Jewish teenagers at university are having a torrid time and suffering a hate campaign from anti-Semites posing as anti-Zionists.
The intermarriage rate is mind blowing. Leslie Wagner thinks there is a revival?
Leslie Wagner’s piece is interesting and optimistic. But it contrasts with an article by journalist Rod Liddle in a recent issue of the Sunday Times where he suggests that the UK would be bereft of its Jews with a rise in anti-Semitism that appears to elicit no condemnation from the Labor Party and is seemingly rife at the country’s universities.
The view from inside the UK is in marked contrast to that of Wagner.
Not having lived in the UK for almost 16 years, I cannot offer any comment on Leslie Wagner’s rosy picture. But I must take issue with his proposition that the demand for Jewish day school education is, in part, caused by Chief Rabbi Jonathan Sacks’s establishment of Jewish Continuity.
The initiative for the development and expansion of Jewish day school education in the London area originated with the late chief rabbi Immanuel Jakobovits, a project with which I was personally involved as United Synagogue chairman of education, and as chairman of the Jews’ Free School and Sinai schools.
Jewish education was Rabbi Jakobovits’s top priority, for which he labored tirelessly throughout his ministry. His legacy is the insatiable demand for places at Jewish schools to which Leslie Wagner alludes.
Jews in Poland
I just returned from my second trip to Poland and I am grateful to Daniel Schatz for his honest and thought-provoking “48 years since expulsion of Poland’s Jews” (Comment & Features, March 27).

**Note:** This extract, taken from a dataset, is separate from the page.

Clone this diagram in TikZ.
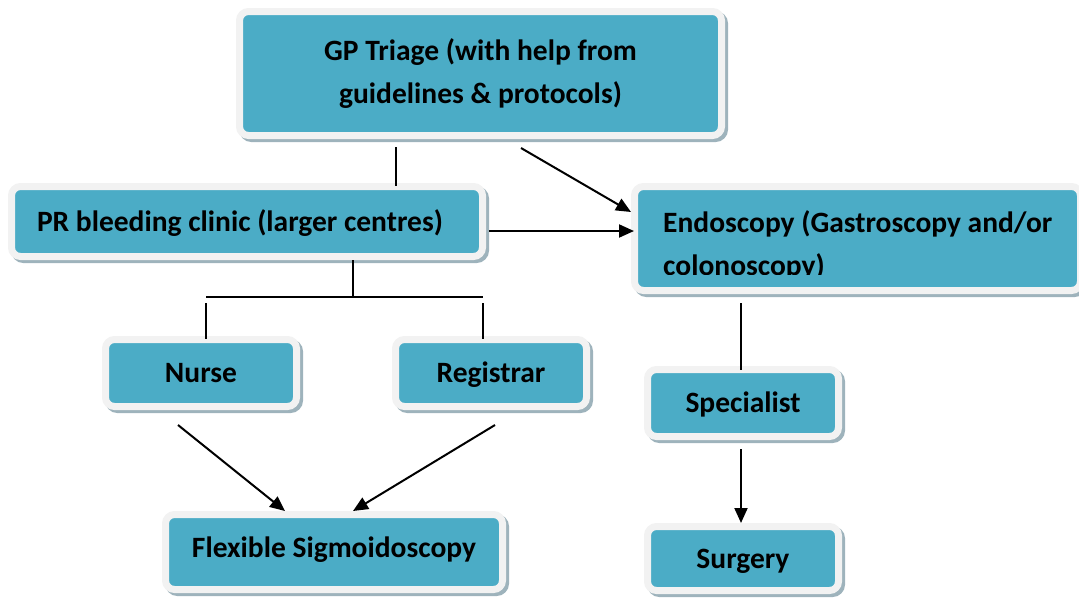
\documentclass[tikz,border=0pt]{standalone}
\usepackage{fontspec}
\setmainfont{Carlito}
\usetikzlibrary{arrows.meta,shadows}
\definecolor{boxteal}{HTML}{4BACC6}
\definecolor{boxrim}{HTML}{F2F2F2}
\definecolor{boxshade}{HTML}{9EB3BC}

\begin{document}
\begin{tikzpicture}[x=1pt, y=-1pt,
      card/.style={fill=boxteal, draw=boxrim, line width=7pt, rounded corners=9pt, inner sep=0pt,
                   drop shadow={shadow xshift=3pt, shadow yshift=-3pt, opacity=1,
                                fill=boxshade, draw=boxshade, line width=7pt},
                   font=\fontsize{29.5}{43}\selectfont\bfseries, align=center},
      solo/.style={card, text height=19pt, text depth=0pt},
      caption/.style={anchor=base west, inner sep=0pt, font=\fontsize{29.5}{43}\selectfont\bfseries},
      link/.style={line width=2pt},
      arrow/.style={link, -{Triangle[length=15pt,width=13pt]}}]
    \useasboundingbox (0,0) rectangle (1079,598);
    \node[card, minimum width=482pt, minimum height=124pt] (gp) at (480.5,73.5)
         {GP Triage (with help from\\guidelines \& protocols)};
    \node[solo, minimum width=471pt, minimum height=70pt, text width=420pt, align=flush left] (pr) at (247,221.5)
         {PR bleeding clinic (larger centres)};
    \node[card, minimum width=446pt, minimum height=104pt] (endo) at (857.5,238.5) {};
    \begin{scope}
      \clip (638,190) rectangle (1079,274);
      \node[caption] (endoa) at (663,232) {Endoscopy (Gastroscopy and/or};
      \node[caption] (endob) at (663,275) {colonoscopy)};
    \end{scope}
    \node[solo, minimum width=191pt, minimum height=67pt] (nurse) at (201,373) {Nurse};
    \node[solo, minimum width=191pt, minimum height=67pt] (reg)   at (491,373) {Registrar};
    \node[solo, minimum width=191pt, minimum height=67pt] (spec)  at (743,403) {Specialist};
    \node[solo, minimum width=191pt, minimum height=64pt] (surg)  at (743,558.5) {Surgery};
    \node[solo, minimum width=337pt, minimum height=75pt, text depth=9pt] (flex) at (334,552)
         {Flexible Sigmoidoscopy};

    % clinic branches
    \coordinate (split) at (353,297);
    \coordinate (lft) at (206,297);
    \coordinate (rgt) at (483,297);

    \draw[link] ([xshift=-84.5pt,yshift=-8pt]gp.south) -- ([xshift=149pt,yshift=-3pt]pr.north);
    \draw[arrow] ([xshift=40.5pt,yshift=-9pt]gp.south) -- ([yshift=26.5pt]endo.west);
    \draw[arrow] ([xshift=3pt,yshift=-9.5pt]pr.east) -- ([xshift=3pt,yshift=-9.5pt]pr.east -| endo.west);
    \draw[link] ([xshift=106pt]pr.south) -- (split);
    \draw[link] (lft) -- (rgt);
    \draw[link] ([yshift=-6pt]lft) -- ([yshift=-3pt]lft |- nurse.north);
    \draw[link] ([yshift=-6pt]rgt) -- ([yshift=-3pt]rgt |- reg.north);
    \draw[arrow] ([xshift=-23pt,yshift=-15pt]nurse.south) -- ([xshift=-49pt]flex.north);
    \draw[arrow] ([xshift=4pt,yshift=-15pt]reg.south) -- ([xshift=19pt]flex.north);
    \draw[link] ([xshift=-2pt,yshift=-9pt]spec.north |- endo.south) -- ([xshift=-2pt,yshift=-4pt]spec.north);
    \draw[arrow] ([xshift=-2pt,yshift=-9pt]spec.south) -- ([xshift=-2pt]surg.north);
  \end{tikzpicture}
\end{document}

Poland’s long history of Jewish habitation can best be seen and understood at the remarkable Polin Museum, which was the raison d’etre for our trip. Two days at the museum (and that’s really a minimum) is a profound and steep learning curve about the many changes in the lives of the Jews of Poland.
But aside from the saccharine and plastic Kazimierz area of Krakow, which is a cheap, commercialized memorial to Galician Jews, there is minimal Jewish life extant in Poland.
Yes, there is a tiny Jewish community and a couple of synagogues.
Even some kosher eateries.
But to call this a remnant is more than generous. There are not even the ubiquitous metal placards indicating where Jews lived at the time of their deportation that one finds in Germany and Austria.
What appalled us were the numerous cheap outlets whose goods included prints of Hassidim counting money. Apparently, the ancient canard is alive and well in Poland, and these prints are affixed at many businesses as amulets. It is pervasive, yet I had never heard about it before.
Friends who are Jewish and live in Krakow explained that this is not a sign of anti-Semitism. I am unconvinced.
Not in the ‘Post’
In “UC drops Zionism statement” (March 25), Reuters reporter Cassie Paton gives a Palestinian Arab the opportunity to repeat his “story” and say that his relatives were “forced from their homes with the 1948 founding of Israel.”
Palestinian Authority President Mahmoud Abbas himself reportedly countered such basic lies about Israel’s history by saying that Arab armies “entered Palestine to protect the Palestinians...but instead... abandoned them, forced them to emigrate...imposed upon them a political and ideological blockade and threw them into prisons similar to the ghettos in which the Jews lived in Europe.”
Therefore, there is no need or justification for a journalist to insert Palestinian propaganda against Israel into a news report.
Sadly, there is a world full of such biased journalists, but a respected Israeli newspaper like The Jerusalem Post should have nothing to do with reporting that seeks to support those who undermine the State of Israel.
No PC here
I can understand why player Novak Djokovic apologized (“Djokovic apologizes for comments on gender pay,” Sports Shorts, March 24). Like a prime minister after a terrorist attack, being politically correct is perhaps wimpish, but comprehensible.
Me? I don’t have to be politically correct. I’ve played and watched tennis for nigh on 60 years. I recall when Wimbledon was the last of the four Grand Slam tournaments to grant equal prize money to the ladies.
Venus Williams turned to Billy Jean King and thanked her for her great efforts in gaining that target “because we put in the same effort as the men.” I admire the Williams sisters, but Venus got it wrong. If it were effort that paid the bill, then the head Wimbledon groundsman should be paid the same.
It’s entertainment value that pays the bill – and I’ve checked: Men have far more close four- and five-set matches than the ladies have three-setters.
The men’s game is far higher in quality. A male tennis player ranked 150th in the world can upset any other male in the top 10 (today’s Djokovic notwithstanding). Usually, when a top-10 woman plays someone else, it’s 6-1, 6-0.
Of course, some women deserve more, and some women’s matches are terrific. But equal pay across the board? That’s just being politically correct.